Authorities in Hamburg, Germany have begun the trial of a Moroccan man accused of involvement in the attacks on New York and Washington on September 11, 2001.
Alleged terrorist Abdelghani Mzoudi is charged with membership in a terrorist organization and more than 3,000 counts of accessory to murder. He is accused of providing logistical support for the lead hijacker in the September 11 attacks, Mohammed Atta, and other members of the Hamburg al-Qaida cell.
Federal Prosecutor Matthias Krauss told the Hamburg court that the suspect's actions were designed to support the terror attacks, and that he was integrated into the plans from the beginning.
The 30-year-old Mr. Mzoudi listened to the charges and occasionally bowed his head or spoke with his lawyers. He could receive up to 15 years in prison if he is convicted. That is the same sentence given to another Moroccan, Mounir el Motassadeq, who was convicted in February on similar charges.
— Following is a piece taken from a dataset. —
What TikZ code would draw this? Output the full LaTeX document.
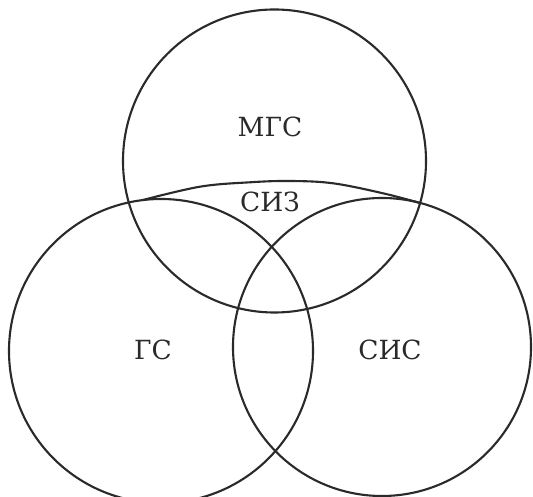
\documentclass[tikz,border=0pt]{standalone}
\usepackage{fontspec}
\setmainfont{DejaVu Serif}
\usepackage{tikz}
\usetikzlibrary{positioning}
\definecolor{ink}{HTML}{2A2A2A}

\begin{document}
\begin{tikzpicture}[
  ring/.style={draw=ink, line width=1.2pt},
  tag/.style={font=\fontsize{15}{18}\selectfont, text=ink, inner sep=0pt}
]
  \clip (0,0) rectangle (10.66,9.94);

  \coordinate (mgs) at (5.49,6.72);
  \coordinate (gs)  at (3.22,2.92);
  \coordinate (sis) at (7.64,3.00);

  \draw[ring] (mgs) circle (3.03);
  \draw[ring] (gs)  circle (3.04);
  \draw[ring] (sis) circle (2.98);

  % cap over the two lower circles
  \coordinate (capL) at (2.86,5.94);
  \coordinate (capR) at (8.40,5.88);
  \draw[ring] plot[smooth, tension=0.6] coordinates
    {(capL) (4.0,6.206) (5.0,6.294) (5.8,6.32) (6.66,6.274) (7.66,6.074) (capR)};

  \node[tag] (mgsT) at (5.40,7.40) {МГС};
  \node[tag] (sizT) at (5.40,5.90) {СИЗ};
  \node[tag] (gsT)  at (3.06,2.94) {ГС};
  \node[tag] (sisT) at (7.80,2.94) {СИС};
\end{tikzpicture}
\end{document}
Mr. Mzoudi's lawyers say he will not testify in his own defense, although he did answer the judge's questions and described growing up in Marrakesh. He told the court that his mother taught him good Islamic values, such as not stealing and not killing.
One defense attorney said that the charges contain unproven assumptions and are based on a lack of understanding of other cultures.
Along with the other charges, Mr. Mzoudi is accused of handling financial affairs in Hamburg for Zakaria Essabar, another alleged member of the al-Qaida cell while he was training in Afghanistan at one of Osama bin Laden's camps. Mr. Mzoudi is also accused of helping to hide the whereabouts of Mohammad Atta and another suicide hijacker.